Not surprisingly, once these composers decide on how they want to approach a score, their processes are wildly different.
For Neely, balancing two (soon to be four) superhero shows isn’t always easy. “I’ve had days where I spent all day writing on The Flash and realized I was using the Arrow theme.” Bringing unique sounds to the shows are not just a solo effort on Neely’s part. He works closely with the sound effects editor:
We’ll talk about registered frequencies he’s using so we’re not doubling up because everything has a tone to it…so if I know what he’s going to do, sometimes he’ll send it to me early. Or if he has a lot of gunshots going off maybe I won’t do percussion because it sounds like extra gunshots, so there’s a lot of discussion about that. But ultimately, when I deliver the music, I separate a lot of elements out, so if anything interferes with something that sound effects are doing, they can get rid of it, or vice versa.
Not only are sound effects a useful tool when creating a shows’ overall sound, but the use of licensed music (ie. popular music) is also helpful for Neely:
I think an audience can get what I would call score fatigue. Because these shows have a lot of music, and you know I’m scoring and scoring and scoring, and then if you can break it up with a song that really works well, then the audience has moments like, ‘okay, I’m not being manipulated’…And then I can come back and manipulate them with the score. It’s a nice breather and not just because I don’t have to write that music, but it’s literally like I can then be more effective because they let me stop for a minute.
Junkie XL also likes incorporating licensed music in his work. “I’m a big fan of that because I come from that world.” It was also a huge part of the soundtrack for Divergent:
What I did with the score was to bridge all the licensed music tracks together but in an original way. When you watch the movie, it didn’t feel like ‘oh there’s a licensed track, oh now we go back to full orchestra, oh okay, there’s a licensed track, now we’re back to orchestra.’ It needed to feel like a seamless experience.
Despite his fondness for licensed music, Junkie XL will go through extreme lengths to create original sounds:
I built this piano for, I actually built it for 300 Rise of An Empire, but I’m using it on every film. So we bought a piano for $25…so we took the piano back, with 2 axes, we just demolished the whole thing. The only thing that was left was the inside harp, that’s how you call it where the strings are. The outer enclosure was completely gone. Then we put it into a new enclosure and we put 3 amps in it and then put guitar and bass pickups.

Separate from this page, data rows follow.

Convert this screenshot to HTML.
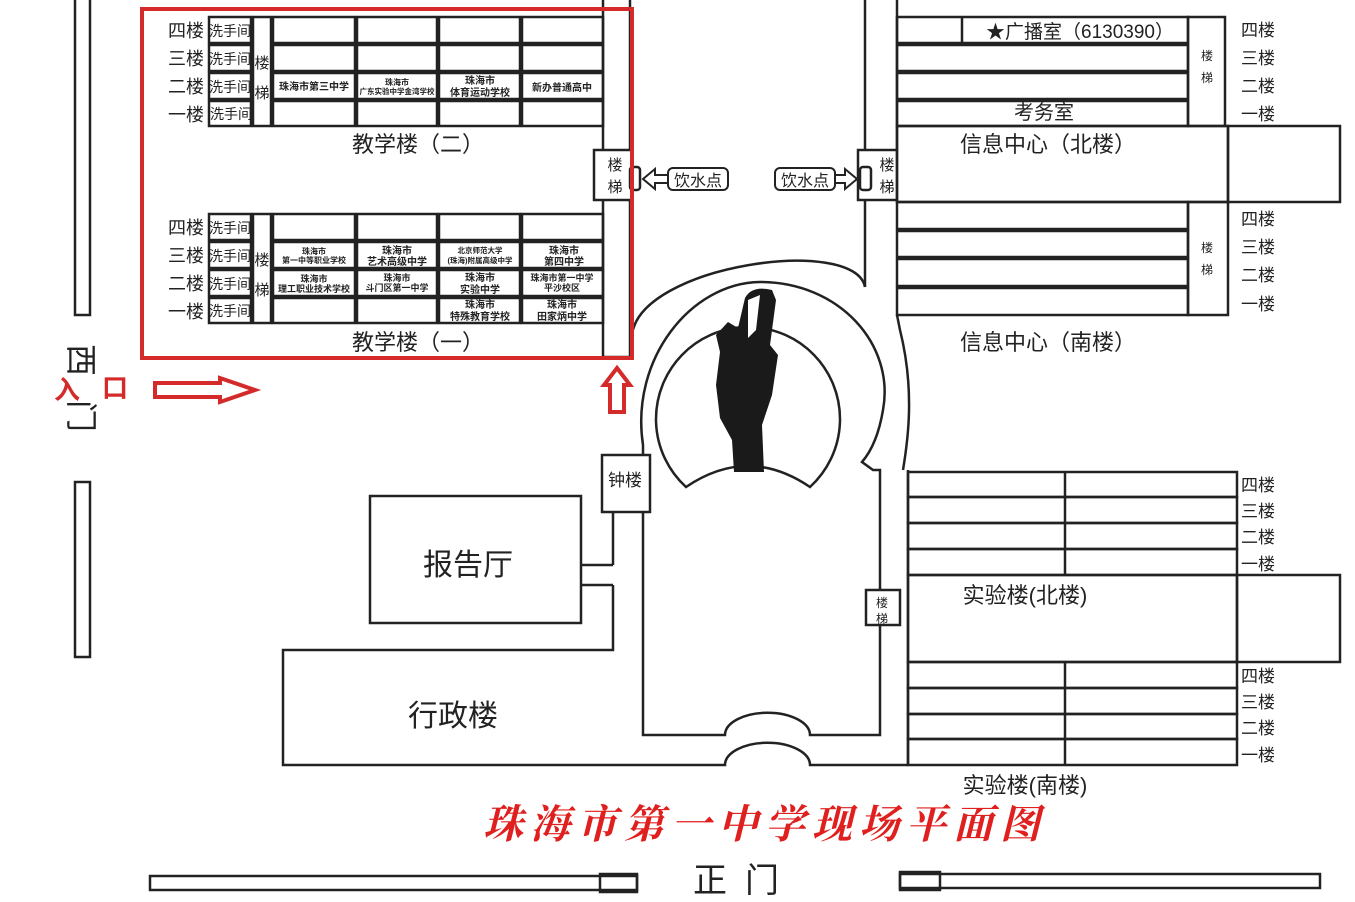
<!DOCTYPE html>
<html><head><meta charset="utf-8">
<style>
html,body{margin:0;padding:0;background:#fff;}
svg{display:block;}
text{font-family:"Liberation Sans","Noto Sans CJK SC",sans-serif;fill:#222;}
</style></head>
<body>
<svg width="1355" height="902" viewBox="0 0 1355 902" xmlns="http://www.w3.org/2000/svg">
<rect width="1355" height="902" fill="#fff"/>
<g fill="none" stroke="#222" stroke-width="2.5">
<rect x="75" y="-5" width="15" height="320"/>
<rect x="75" y="482" width="15" height="175"/>

<g>
<rect x="209" y="17" width="42" height="26"/><rect x="209" y="45" width="42" height="26"/><rect x="209" y="73" width="42" height="26"/><rect x="209" y="101" width="42" height="25"/>
<rect x="253" y="17" width="18" height="109"/>
<rect x="273" y="17" width="82" height="26"/><rect x="357" y="17" width="80" height="26"/><rect x="439" y="17" width="81" height="26"/><rect x="522" y="17" width="81" height="26"/>
<rect x="273" y="45" width="82" height="26"/><rect x="357" y="45" width="80" height="26"/><rect x="439" y="45" width="81" height="26"/><rect x="522" y="45" width="81" height="26"/>
<rect x="273" y="73" width="82" height="26"/><rect x="357" y="73" width="80" height="26"/><rect x="439" y="73" width="81" height="26"/><rect x="522" y="73" width="81" height="26"/>
<rect x="273" y="101" width="82" height="25"/><rect x="357" y="101" width="80" height="25"/><rect x="439" y="101" width="81" height="25"/><rect x="522" y="101" width="81" height="25"/>
</g>
<g>
<rect x="209" y="214" width="42" height="26"/><rect x="209" y="242" width="42" height="26"/><rect x="209" y="270" width="42" height="26"/><rect x="209" y="298" width="42" height="25"/>
<rect x="253" y="214" width="18" height="109"/>
<rect x="273" y="214" width="82" height="26"/><rect x="357" y="214" width="80" height="26"/><rect x="439" y="214" width="81" height="26"/><rect x="522" y="214" width="81" height="26"/>
<rect x="273" y="242" width="82" height="26"/><rect x="357" y="242" width="80" height="26"/><rect x="439" y="242" width="81" height="26"/><rect x="522" y="242" width="81" height="26"/>
<rect x="273" y="270" width="82" height="26"/><rect x="357" y="270" width="80" height="26"/><rect x="439" y="270" width="81" height="26"/><rect x="522" y="270" width="81" height="26"/>
<rect x="273" y="298" width="82" height="25"/><rect x="357" y="298" width="80" height="25"/><rect x="439" y="298" width="81" height="25"/><rect x="522" y="298" width="81" height="25"/>
</g>
<rect x="603" y="-5" width="27" height="362"/>
<rect x="594" y="150" width="38" height="50" fill="#fff"/>
<rect x="630" y="167" width="10" height="23" rx="3" fill="#fff"/>

<line x1="865" y1="-5" x2="865" y2="287"/>
<line x1="897" y1="-5" x2="897" y2="150"/>
<rect x="858" y="150" width="39" height="50" fill="#fff"/>
<rect x="860" y="167" width="11" height="23" rx="3" fill="#fff"/>

<rect x="897" y="17" width="291" height="26"/><line x1="962" y1="17" x2="962" y2="43"/>
<rect x="897" y="45" width="291" height="26"/>
<rect x="897" y="73" width="291" height="26"/>
<rect x="897" y="101" width="291" height="25"/>
<rect x="1188" y="17" width="37" height="109"/>
<rect x="897" y="126" width="331" height="76"/>
<rect x="1228" y="126" width="112" height="76"/>
<rect x="897" y="202" width="291" height="27"/>
<rect x="897" y="231" width="291" height="26"/>
<rect x="897" y="259" width="291" height="27"/>
<rect x="897" y="288" width="291" height="27"/>
<rect x="1188" y="202" width="40" height="113"/>

<path d="M632 335 C 640 265, 855 235, 865 287"/>
<path d="M643 735 L643 445 C 630 360, 690 283, 760 282 C 840 282, 895 345, 883 410 C 878 440, 868 455, 862 462 L873 470 L880 470 L880 735 L810 735 A42 22 0 0 0 725 735 Z"/>
<path d="M897 315 L900 330 C 915 390, 908 440, 903 470"/>
<path d="M686 487 A92 92 0 1 1 810 487 Q 748 445 686 487 Z"/>

<rect x="602" y="455" width="48" height="57" fill="#fff"/>
<path d="M613 512 L613 565 M613 585 L613 650 L283 650 L283 765 L725 765 A42 22 0 0 1 810 765 L908 765"/>
<path d="M581 565 L613 565 M581 585 L613 585"/>
<rect x="370" y="496" width="211" height="127"/>

<line x1="908" y1="470" x2="908" y2="765"/>
<rect x="908" y="472" width="329" height="25"/><rect x="908" y="497" width="329" height="26"/><rect x="908" y="523" width="329" height="26"/><rect x="908" y="549" width="329" height="26"/>
<line x1="1065" y1="472" x2="1065" y2="575"/>
<rect x="908" y="575" width="329" height="87"/>
<rect x="1237" y="575" width="103" height="87"/>
<rect x="908" y="662" width="329" height="26"/><rect x="908" y="688" width="329" height="26"/><rect x="908" y="714" width="329" height="25"/><rect x="908" y="739" width="329" height="26"/>
<line x1="1065" y1="662" x2="1065" y2="765"/>
<rect x="866" y="590" width="34" height="35" fill="#fff"/>

<rect x="150" y="876" width="487" height="14"/><rect x="600" y="874" width="37" height="18"/>
<rect x="900" y="874" width="420" height="14"/><rect x="900" y="872" width="40" height="18"/>
</g>

<path fill="#1a1a1a" d="M745 298 Q752 285 772 290 L776 300 L770 345 L778 355 L772 395 L762 425 L764 472 L734 472 L732 440 L720 418 L716 385 L720 352 L716 335 L728 322 L738 328 Z"/>
<path fill="#fff" d="M748 300 L760 295 L756 330 L748 338 Z"/>

<g fill="#fff" stroke="#222" stroke-width="2">
<path d="M643 179 L655 169 L655 175 L670 175 L670 183 L655 183 L655 189 Z"/>
<rect x="668" y="168" width="60" height="22" rx="5"/>
<path d="M857 179 L845 169 L845 175 L834 175 L834 183 L845 183 L845 189 Z"/>
<rect x="775" y="168" width="60" height="22" rx="5"/>
</g>
<g font-size="16" text-anchor="middle">
<text x="698" y="186">饮水点</text>
<text x="805" y="186">饮水点</text>
</g>

<g font-size="18" text-anchor="middle">
<text x="186" y="37">四楼</text><text x="186" y="65">三楼</text><text x="186" y="93">二楼</text><text x="186" y="121">一楼</text>
<text x="186" y="234">四楼</text><text x="186" y="262">三楼</text><text x="186" y="290">二楼</text><text x="186" y="318">一楼</text>
</g>
<g font-size="14" text-anchor="middle">
<text x="230" y="36">洗手间</text><text x="230" y="64">洗手间</text><text x="230" y="92">洗手间</text><text x="231" y="119">洗手间</text>
<text x="230" y="233">洗手间</text><text x="230" y="261">洗手间</text><text x="230" y="289">洗手间</text><text x="230" y="316">洗手间</text>
</g>
<g font-size="15" text-anchor="middle">
<text x="262" y="68">楼</text><text x="262" y="98">梯</text>
<text x="262" y="265">楼</text><text x="262" y="295">梯</text>
<text x="615" y="170">楼</text><text x="615" y="192">梯</text>
<text x="887" y="170">楼</text><text x="887" y="192">梯</text>
</g>
<g font-size="12" text-anchor="middle">
<text x="882" y="607">楼</text><text x="882" y="623">梯</text>
<text x="1207" y="60">楼</text><text x="1207" y="82">梯</text>
<text x="1207" y="252">楼</text><text x="1207" y="274">梯</text>
</g>
<g font-size="10" text-anchor="middle" font-weight="bold">
<text x="314" y="90">珠海市第三中学</text>
<text x="397" y="85" font-size="8">珠海市</text><text x="397" y="94" font-size="7.5">广东实验中学金湾学校</text>
<text x="480" y="84">珠海市</text><text x="480" y="96">体育运动学校</text>
<text x="562" y="91">新办普通高中</text>
<text x="314" y="254" font-size="8">珠海市</text><text x="314" y="263" font-size="8">第一中等职业学校</text>
<text x="397" y="254">珠海市</text><text x="397" y="265">艺术高级中学</text>
<text x="480" y="253" font-size="7.5">北京师范大学</text><text x="480" y="263" font-size="7.5">(珠海)附属高级中学</text>
<text x="564" y="254">珠海市</text><text x="564" y="265">第四中学</text>
<text x="314" y="282" font-size="9">珠海市</text><text x="314" y="292" font-size="9">理工职业技术学校</text>
<text x="397" y="281" font-size="9">珠海市</text><text x="397" y="291" font-size="9">斗门区第一中学</text>
<text x="480" y="281">珠海市</text><text x="480" y="293">实验中学</text>
<text x="562" y="281" font-size="9">珠海市第一中学</text><text x="562" y="291" font-size="9">平沙校区</text>
<text x="480" y="308">珠海市</text><text x="480" y="320">特殊教育学校</text>
<text x="562" y="308">珠海市</text><text x="562" y="320">田家炳中学</text>
</g>
<g font-size="22" text-anchor="middle">
<text x="418" y="152">教学楼（二）</text>
<text x="418" y="350">教学楼（一）</text>
<text x="1048" y="152">信息中心（北楼）</text>
<text x="1048" y="350">信息中心（南楼）</text>
<text x="1025" y="603">实验楼(北楼)</text>
<text x="1025" y="793">实验楼(南楼)</text>
<text x="1044" y="119" font-size="20">考务室</text>
<text x="1080" y="38" font-size="19">★广播室（6130390）</text>
<text x="625" y="486" font-size="17">钟楼</text>
</g>
<g font-size="30" text-anchor="middle">
<text x="468" y="575">报告厅</text>
<text x="453" y="726">行政楼</text>
</g>
<text x="745" y="892" font-size="34" text-anchor="middle" letter-spacing="18">正门</text>
<g font-size="17" text-anchor="middle">
<text x="1258" y="36">四楼</text><text x="1258" y="64">三楼</text><text x="1258" y="92">二楼</text><text x="1258" y="120">一楼</text>
<text x="1258" y="225">四楼</text><text x="1258" y="253">三楼</text><text x="1258" y="281">二楼</text><text x="1258" y="310">一楼</text>
<text x="1258" y="491">四楼</text><text x="1258" y="517">三楼</text><text x="1258" y="543">二楼</text><text x="1258" y="570">一楼</text>
<text x="1258" y="682">四楼</text><text x="1258" y="708">三楼</text><text x="1258" y="734">二楼</text><text x="1258" y="761">一楼</text>
</g>
<!-- west gate -->
<text x="0" y="0" font-size="32" text-anchor="middle" transform="translate(70 360) rotate(90)">西</text>
<text x="0" y="0" font-size="32" text-anchor="middle" transform="translate(70 416) rotate(90)">门</text>

<rect x="142" y="9" width="490" height="349" fill="none" stroke="#d42a2a" stroke-width="4"/>
<path d="M155 383 L220 383 L220 378 L255 390 L220 402 L220 397 L155 397 Z" fill="none" stroke="#d42a2a" stroke-width="4"/>
<path d="M617 368 L630 385 L624 385 L624 412 L610 412 L610 385 L604 385 Z" fill="none" stroke="#d42a2a" stroke-width="4"/>
<text x="67" y="399" font-size="26" style="fill:#d42a2a" text-anchor="middle" font-weight="bold">入</text>
<text x="115" y="397" font-size="26" style="fill:#d42a2a" text-anchor="middle" font-weight="bold">口</text>
<text x="765" y="838" font-size="40" text-anchor="middle" letter-spacing="7" style="fill:#e0201f;font-family:'Noto Serif CJK SC','Liberation Serif',serif;font-weight:bold;font-style:italic">珠海市第一中学现场平面图</text>
</svg>
</body></html>
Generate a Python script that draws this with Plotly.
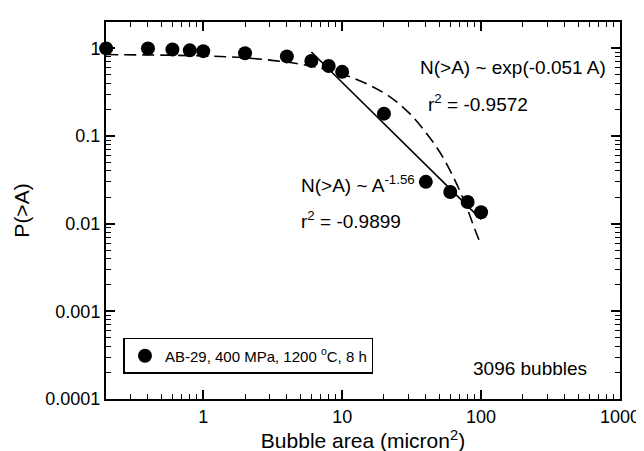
import plotly.graph_objects as go

# Data points
area = [0.2, 0.4, 0.6, 0.8, 1.0, 2.0, 4.0, 6.0, 8.0, 10.0, 20.0, 40.0, 60.0, 80.0, 100.0]
prob = [1.0, 1.0, 0.97, 0.95, 0.93, 0.88, 0.81, 0.72, 0.63, 0.54, 0.18, 0.030, 0.023, 0.0177, 0.0135]

# Exponential fit curve
exp_area = [0.2, 1, 2, 5, 10, 20, 30, 40, 50, 60, 70, 80, 90, 100]
exp_prob = [0.85, 0.82, 0.78, 0.66, 0.51, 0.31, 0.186, 0.11, 0.067, 0.040, 0.024, 0.0145, 0.0087, 0.0057]

# Power-law fit line (end points)
pow_area = [6.0, 100.0]
pow_prob = [0.91, 0.0112]

y_tickvals = [0.0001, 0.001, 0.01, 0.1, 1]
y_ticktext = ["0.0001", "0.001", "0.01", "0.1", "1"]
x_tickvals = [1, 10, 100, 1000]
x_ticktext = ["1", "10", "100", "1000"]

x_minor = [m * 10 ** e for e in range(-1, 3) for m in range(2, 10)]
y_minor = [m * 10 ** e for e in range(-4, 0) for m in range(2, 10)]

FONT = "Liberation Sans, Arial, Helvetica, sans-serif"

fig = go.Figure()
fig.add_trace(go.Scatter(x=exp_area, y=exp_prob, mode="lines",
                         line=dict(color="black", width=1.6, dash="12px,6px", shape="spline"),
                         showlegend=False, hoverinfo="skip"))
fig.add_trace(go.Scatter(x=pow_area, y=pow_prob, mode="lines", line=dict(color="black", width=1.6),
                         showlegend=False, hoverinfo="skip"))
fig.add_trace(go.Scatter(x=area, y=prob, mode="markers", marker=dict(color="black", size=14),
                         cliponaxis=False,
                         name="AB-29, 400 MPa, 1200 <sup>o</sup>C, 8 h"))

def axis_common(minor_vals):
    return dict(
        showgrid=False, zeroline=False, showline=True, linecolor="black", linewidth=2,
        mirror="ticks", ticks="inside", ticklen=9, tickwidth=1.5, tickcolor="black",
        tickfont=dict(family=FONT, size=18, color="black"),
        minor=dict(tickvals=minor_vals, ticks="inside", ticklen=5, tickwidth=1.3,
                   tickcolor="black", showgrid=False),
    )

fig.update_xaxes(type="log", range=[-0.7, 3], tickvals=x_tickvals, ticktext=x_ticktext,
                 title=dict(text="Bubble area (micron<sup>2</sup>)", font=dict(family=FONT, size=21, color="black"), standoff=6),
                 **axis_common(x_minor))
fig.update_yaxes(type="log", range=[-4, 0.30103], tickvals=y_tickvals, ticktext=y_ticktext,
                 title=dict(text="P(>A)", font=dict(family=FONT, size=21, color="black"), standoff=10),
                 **axis_common(y_minor))

ann_font = dict(family=FONT, size=19, color="black")
fig.add_annotation(x=2.227, y=-0.223, xref="x", yref="y", text="N(>A) ~ exp(-0.051 A)", showarrow=False, font=ann_font, xanchor="center")
fig.add_annotation(x=1.98, y=-0.62, xref="x", yref="y", text="r<sup>2</sup> = -0.9572", showarrow=False, font=ann_font, xanchor="center")
fig.add_annotation(x=1.113, y=-1.55, xref="x", yref="y", text="N(>A) ~ A<sup>-1.56</sup>", showarrow=False, font=ann_font, xanchor="center")
fig.add_annotation(x=1.064, y=-1.96, xref="x", yref="y", text="r<sup>2</sup> = -0.9899", showarrow=False, font=ann_font, xanchor="center")
fig.add_annotation(x=2.355, y=-3.65, xref="x", yref="y", text="3096 bubbles", showarrow=False, font=ann_font, xanchor="center")

fig.update_layout(
    width=644, height=451,
    margin=dict(l=98, r=22, t=13, b=53),
    paper_bgcolor="white", plot_bgcolor="white",
    font=dict(family=FONT, color="black"),
    showlegend=True,
    legend=dict(x=0.034, y=0.162, xanchor="left", yanchor="top",
                bordercolor="black", borderwidth=1.5, bgcolor="white",
                font=dict(family=FONT, size=15, color="black"),
                itemwidth=30, tracegroupgap=0),
)

fig.write_html("out.html")
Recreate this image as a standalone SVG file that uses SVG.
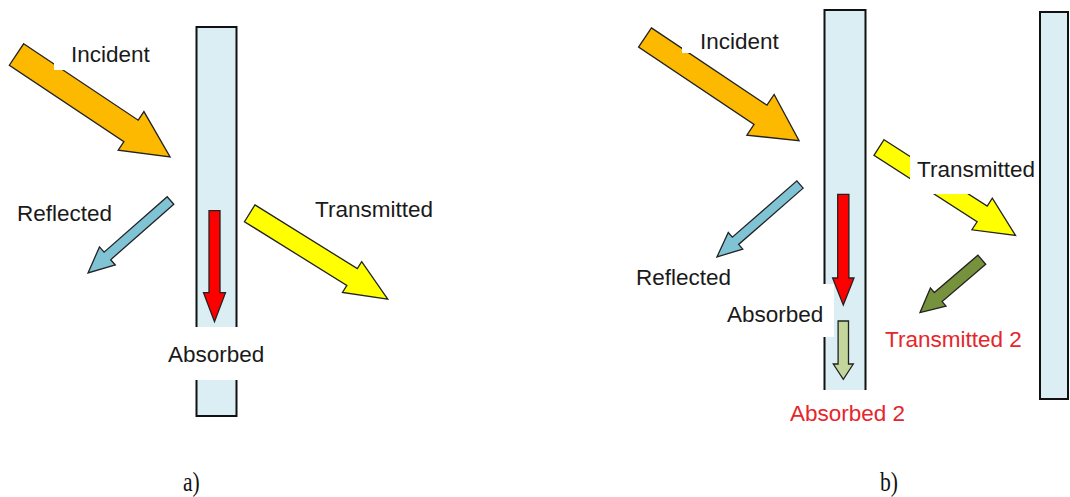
<svg xmlns="http://www.w3.org/2000/svg" width="1070" height="497" viewBox="0 0 1070 497">
<style>
.slab{fill:#daeef3;stroke:#111;stroke-width:2}
.arr{stroke:#222;stroke-width:1.3;stroke-linejoin:miter}
.inc{fill:#fcb900}
.ref{fill:#7fc3d4}
.tra{fill:#ffff00}
.abs{fill:#ff0000}
.abs2{fill:#c3d69b}
.tra2{fill:#76923c}
.lbl{font-family:"Liberation Sans",Arial,sans-serif;font-size:22.5px;fill:#1a1a1a}
.red{fill:#e5262b}
.bg{fill:#fff}
.cap{font-family:"Liberation Serif","Times New Roman",serif;font-size:27px;fill:#111}
</style>
<rect width="1070" height="497" fill="#fff"/>
<g id="slab-a"><rect class="slab" x="196.5" y="27" width="40" height="389"/></g>
<g id="slab-b1"><rect class="slab" x="824.5" y="10" width="41" height="381"/></g>
<g id="slab-b2"><rect class="slab" x="1040" y="12" width="28" height="387"/></g>
<g id="label-bg">
<rect class="bg" x="166" y="327" width="102" height="53"/>
<rect class="bg" x="723" y="284" width="111" height="53"/>
<rect class="bg" x="785" y="390" width="128" height="40"/>
</g>
<g id="connectors">
<polygon class="arr inc" transform="translate(16.5,54.5) rotate(33.7)" points="0,-12.9 137.7,-12.9 137.7,-23.2 184.6,0 137.7,23.2 137.7,12.9 0,12.9"/>
<polygon class="arr ref" transform="translate(170.5,200.5) rotate(138.7)" points="0,-5 84,-5 84,-12 109.8,0 84,12 84,5 0,5"/>
<polygon class="arr tra" transform="translate(249.7,213.3) rotate(31.9)" points="0,-9.9 120.6,-9.9 120.6,-18.2 162.6,0 120.6,18.2 120.6,9.9 0,9.9"/>
<polygon class="arr abs" transform="translate(214.5,210.7) rotate(90)" points="0,-5.5 82,-5.5 82,-11 111,0 82,11 82,5.5 0,5.5"/>
<polygon class="arr inc" transform="translate(645,37.5) rotate(33.8)" points="0,-11.6 139,-11.6 139,-24.5 185.4,0 139,24.5 139,11.6 0,11.6"/>
<polygon class="arr ref" transform="translate(800,184.5) rotate(138.9)" points="0,-4.8 85.6,-4.8 85.6,-11 110.2,0 85.6,11 85.6,4.8 0,4.8"/>
<polygon class="arr tra" transform="translate(879,147.5) rotate(32.8)" points="0,-9.3 122.7,-9.3 122.7,-18.8 162.4,0 122.7,18.8 122.7,9.3 0,9.3"/>
<polygon class="arr abs" transform="translate(843.3,194.3) rotate(90)" points="0,-5.6 83.7,-5.6 83.7,-10.7 110.7,0 83.7,10.7 83.7,5.6 0,5.6"/>
<polygon class="arr abs2" transform="translate(843.3,321) rotate(90)" points="0,-5.2 43,-5.2 43,-10 58.3,0 43,10 43,5.2 0,5.2"/>
<polygon class="arr tra2" transform="translate(981.8,259.7) rotate(139.4)" points="0,-6 57.4,-6 57.4,-12 81.4,0 57.4,12 57.4,6 0,6"/>
</g>
<g id="label-bg2">
<rect class="bg" x="54" y="36" width="102" height="34"/>
<rect class="bg" x="682" y="22" width="103" height="31"/>
<rect class="bg" x="910" y="151" width="127" height="43"/>
</g>
<g id="label-incident-a"><text class="lbl" x="71" y="62">Incident</text></g>
<g id="label-reflected-a"><text class="lbl" x="17" y="221">Reflected</text></g>
<g id="label-transmitted-a"><text class="lbl" x="315" y="217">Transmitted</text></g>
<g id="label-absorbed-a"><text class="lbl" x="168" y="362">Absorbed</text></g>
<g id="label-incident-b"><text class="lbl" x="700" y="49">Incident</text></g>
<g id="label-transmitted-b"><text class="lbl" x="917" y="177">Transmitted</text></g>
<g id="label-reflected-b"><text class="lbl" x="636" y="285">Reflected</text></g>
<g id="label-absorbed-b"><text class="lbl" x="727" y="322">Absorbed</text></g>
<g id="label-transmitted2-b"><text class="lbl red" x="885" y="347">Transmitted 2</text></g>
<g id="label-absorbed2-b"><text class="lbl red" x="790" y="421">Absorbed 2</text></g>
<g id="caption-a"><text class="cap" transform="scale(0.8,1)" x="228.75" y="491">a)</text></g>
<g id="caption-b"><text class="cap" transform="scale(0.8,1)" x="1100" y="491">b)</text></g>
</svg>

He then records the guitar and bass pickups and incorporates them into his scores. His innovation was probably what caused George Miller to reach out to him to score Mad Max: Fury Road, which Junkie XL describes as a “really intense process.”:
I was in Sydney eleven, twelve times. The last time I was there for close to fourteen weeks. I moved out with my whole family, with my studio, with my assistants, the music editor, like everybody was there. And I sat with him [Miller] every day from morning to night to tweak the music…Even when I was not there, we had two Skype conferences a week that could last five or six hours per conference…
And while each of these composers’ creative process differs, one thing that unites them all is their passion for music and using that in storytelling. For Beltrami, “The thing that got me into it was Westerns, but there’s not that many made, so I think everything I score is a Western, to make up for it.” But, “I do like superhero movies, I do see a lot of them with my kids.”
Before he was hired to score Avengers: Age of Ultron, Tyler was a fan of the first Avengers:
I remember watching the first one and thinking ‘wow, this is crazy’…to see them [the Avengers] in the same frame fighting it out in the forest, like ‘this is amazing!’ So to me, I think it’s an extra layer of cool factor of just having fun with it. And we do that with the music too. The fact that I ended up scoring Avengers is pretty crazy, and being able to use all those different themes and being able to work with them- I had a ball with it.
And although Tyler has done six Marvel projects in two years, “I would love to keep working with Marvel. So whenever they want me, I’m cool. I’m down.”